Le plus grand disque de pop jamais écrit
De ces influences diverses, le garçon a développé une largesse d’esprit qui irrigue aujourd’hui How to Die in the North, un troisième album ouvert et pop au sens large du terme. Dans une vieille maison de Bredbury, en banlieue de Manchester, Brian Christinzio a passé deux ans en apnée à enregistrer, composant ses chansons pour mieux les décomposer ensuite, revenant sans cesse à ce qu’il pensait avoir terminé.
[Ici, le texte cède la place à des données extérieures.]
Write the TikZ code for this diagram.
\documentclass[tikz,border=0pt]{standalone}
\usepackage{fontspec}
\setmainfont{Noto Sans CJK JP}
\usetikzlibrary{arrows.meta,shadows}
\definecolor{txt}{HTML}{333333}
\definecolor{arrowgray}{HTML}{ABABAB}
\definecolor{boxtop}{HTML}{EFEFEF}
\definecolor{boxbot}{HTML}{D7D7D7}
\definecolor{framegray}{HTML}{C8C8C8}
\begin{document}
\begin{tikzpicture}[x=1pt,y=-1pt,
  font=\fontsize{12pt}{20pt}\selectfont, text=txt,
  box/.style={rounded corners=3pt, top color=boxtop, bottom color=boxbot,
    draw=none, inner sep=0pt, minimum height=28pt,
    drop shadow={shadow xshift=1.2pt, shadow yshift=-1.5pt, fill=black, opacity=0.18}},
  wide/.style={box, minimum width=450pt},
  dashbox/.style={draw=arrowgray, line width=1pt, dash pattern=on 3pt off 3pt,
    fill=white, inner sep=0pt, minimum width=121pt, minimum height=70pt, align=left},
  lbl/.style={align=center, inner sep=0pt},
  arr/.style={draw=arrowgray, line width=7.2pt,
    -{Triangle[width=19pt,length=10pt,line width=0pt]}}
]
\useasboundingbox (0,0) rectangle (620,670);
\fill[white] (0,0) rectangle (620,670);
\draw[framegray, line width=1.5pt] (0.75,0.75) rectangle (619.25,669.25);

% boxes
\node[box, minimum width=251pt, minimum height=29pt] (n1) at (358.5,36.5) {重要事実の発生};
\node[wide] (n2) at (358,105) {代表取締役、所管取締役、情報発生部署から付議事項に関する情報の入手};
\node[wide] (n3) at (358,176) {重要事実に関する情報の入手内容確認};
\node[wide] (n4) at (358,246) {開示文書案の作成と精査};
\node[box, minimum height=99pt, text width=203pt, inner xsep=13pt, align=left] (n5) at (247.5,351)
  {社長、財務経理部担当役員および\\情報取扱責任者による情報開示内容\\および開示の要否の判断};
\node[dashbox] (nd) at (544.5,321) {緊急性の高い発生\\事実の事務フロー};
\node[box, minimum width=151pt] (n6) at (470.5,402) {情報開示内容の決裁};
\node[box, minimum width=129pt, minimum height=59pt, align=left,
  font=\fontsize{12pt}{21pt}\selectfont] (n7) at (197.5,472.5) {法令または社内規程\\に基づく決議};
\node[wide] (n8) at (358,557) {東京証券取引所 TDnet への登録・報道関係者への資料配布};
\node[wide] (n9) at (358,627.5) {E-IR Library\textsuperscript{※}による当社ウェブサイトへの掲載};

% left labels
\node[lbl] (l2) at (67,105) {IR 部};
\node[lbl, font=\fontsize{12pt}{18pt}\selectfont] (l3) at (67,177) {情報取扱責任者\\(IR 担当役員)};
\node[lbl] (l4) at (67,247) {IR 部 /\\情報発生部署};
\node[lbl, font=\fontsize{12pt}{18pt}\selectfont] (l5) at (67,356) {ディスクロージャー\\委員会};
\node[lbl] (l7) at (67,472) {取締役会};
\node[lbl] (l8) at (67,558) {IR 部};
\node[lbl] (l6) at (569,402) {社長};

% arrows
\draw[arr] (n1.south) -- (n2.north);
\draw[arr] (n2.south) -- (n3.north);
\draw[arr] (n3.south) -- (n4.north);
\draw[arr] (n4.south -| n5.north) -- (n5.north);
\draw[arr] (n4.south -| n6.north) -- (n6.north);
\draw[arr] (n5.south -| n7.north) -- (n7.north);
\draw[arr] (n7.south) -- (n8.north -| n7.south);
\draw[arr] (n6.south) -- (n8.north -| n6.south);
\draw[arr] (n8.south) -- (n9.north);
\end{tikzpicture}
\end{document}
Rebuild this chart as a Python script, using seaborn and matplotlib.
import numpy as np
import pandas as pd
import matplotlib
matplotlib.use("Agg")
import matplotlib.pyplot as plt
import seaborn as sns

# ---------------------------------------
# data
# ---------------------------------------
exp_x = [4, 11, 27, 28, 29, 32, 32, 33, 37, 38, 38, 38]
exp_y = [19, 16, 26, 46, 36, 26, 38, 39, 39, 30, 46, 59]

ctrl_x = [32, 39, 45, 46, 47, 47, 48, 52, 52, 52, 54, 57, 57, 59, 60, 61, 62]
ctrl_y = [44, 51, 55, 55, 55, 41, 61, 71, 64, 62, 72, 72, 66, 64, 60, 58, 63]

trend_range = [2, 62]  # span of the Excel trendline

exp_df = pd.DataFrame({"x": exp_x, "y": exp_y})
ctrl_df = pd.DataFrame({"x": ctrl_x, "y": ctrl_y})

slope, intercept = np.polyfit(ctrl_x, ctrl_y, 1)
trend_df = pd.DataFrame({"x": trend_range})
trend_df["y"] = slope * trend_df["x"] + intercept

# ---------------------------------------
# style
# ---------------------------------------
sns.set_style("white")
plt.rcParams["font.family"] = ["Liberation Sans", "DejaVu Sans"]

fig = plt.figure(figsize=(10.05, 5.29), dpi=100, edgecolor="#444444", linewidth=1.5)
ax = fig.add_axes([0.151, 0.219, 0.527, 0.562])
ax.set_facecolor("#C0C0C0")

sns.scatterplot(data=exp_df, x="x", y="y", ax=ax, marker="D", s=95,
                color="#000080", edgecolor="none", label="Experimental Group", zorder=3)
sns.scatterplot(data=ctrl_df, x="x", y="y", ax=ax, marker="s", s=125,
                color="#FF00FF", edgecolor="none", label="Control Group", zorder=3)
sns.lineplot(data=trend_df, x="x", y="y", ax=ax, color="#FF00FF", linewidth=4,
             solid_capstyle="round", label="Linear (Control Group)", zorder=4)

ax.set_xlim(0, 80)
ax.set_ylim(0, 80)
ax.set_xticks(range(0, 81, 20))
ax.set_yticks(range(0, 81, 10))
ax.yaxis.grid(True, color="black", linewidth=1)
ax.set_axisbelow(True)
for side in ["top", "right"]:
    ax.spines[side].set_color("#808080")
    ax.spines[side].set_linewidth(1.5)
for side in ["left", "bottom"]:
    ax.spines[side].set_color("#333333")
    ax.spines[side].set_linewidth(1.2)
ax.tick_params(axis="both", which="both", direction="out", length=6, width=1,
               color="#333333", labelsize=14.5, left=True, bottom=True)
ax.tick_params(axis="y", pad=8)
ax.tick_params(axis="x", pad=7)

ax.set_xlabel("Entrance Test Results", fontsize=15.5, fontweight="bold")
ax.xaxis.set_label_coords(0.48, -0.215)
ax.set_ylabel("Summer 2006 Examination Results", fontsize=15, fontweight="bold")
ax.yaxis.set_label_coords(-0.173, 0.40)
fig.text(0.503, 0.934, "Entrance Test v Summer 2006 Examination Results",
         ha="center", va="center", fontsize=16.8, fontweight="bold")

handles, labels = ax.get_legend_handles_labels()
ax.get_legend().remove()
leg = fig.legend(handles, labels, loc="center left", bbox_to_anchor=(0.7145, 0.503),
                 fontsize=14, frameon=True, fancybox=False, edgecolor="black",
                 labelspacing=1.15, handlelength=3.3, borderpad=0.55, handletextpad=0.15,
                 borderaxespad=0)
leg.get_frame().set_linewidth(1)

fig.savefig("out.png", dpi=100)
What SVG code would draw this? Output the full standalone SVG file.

Résultat : neuf chapitres pop impressionnants et complexes, aux virages et ricochets trop variés pour qu’on puisse les étiqueter aisément.
Il y a notamment là l’époustouflant Love Isn’t Anybody’s Fault, avec un refrain en cascade d’harmonies dont ne rougirait pas Brian Wilson. Il y a aussi le groovy Just Because I Love You, trésor de soul sans âge. Véritable constance dans ce disque élastique, un véritable sens mélodique hérité d’un apprentissage du piano dès l’âge de 4 ans. “Je voulais enregistrer le plus grand disque de pop jamais écrit”, résume l’intéressé en riant. C’est déjà un grand disque pour commencer l’année.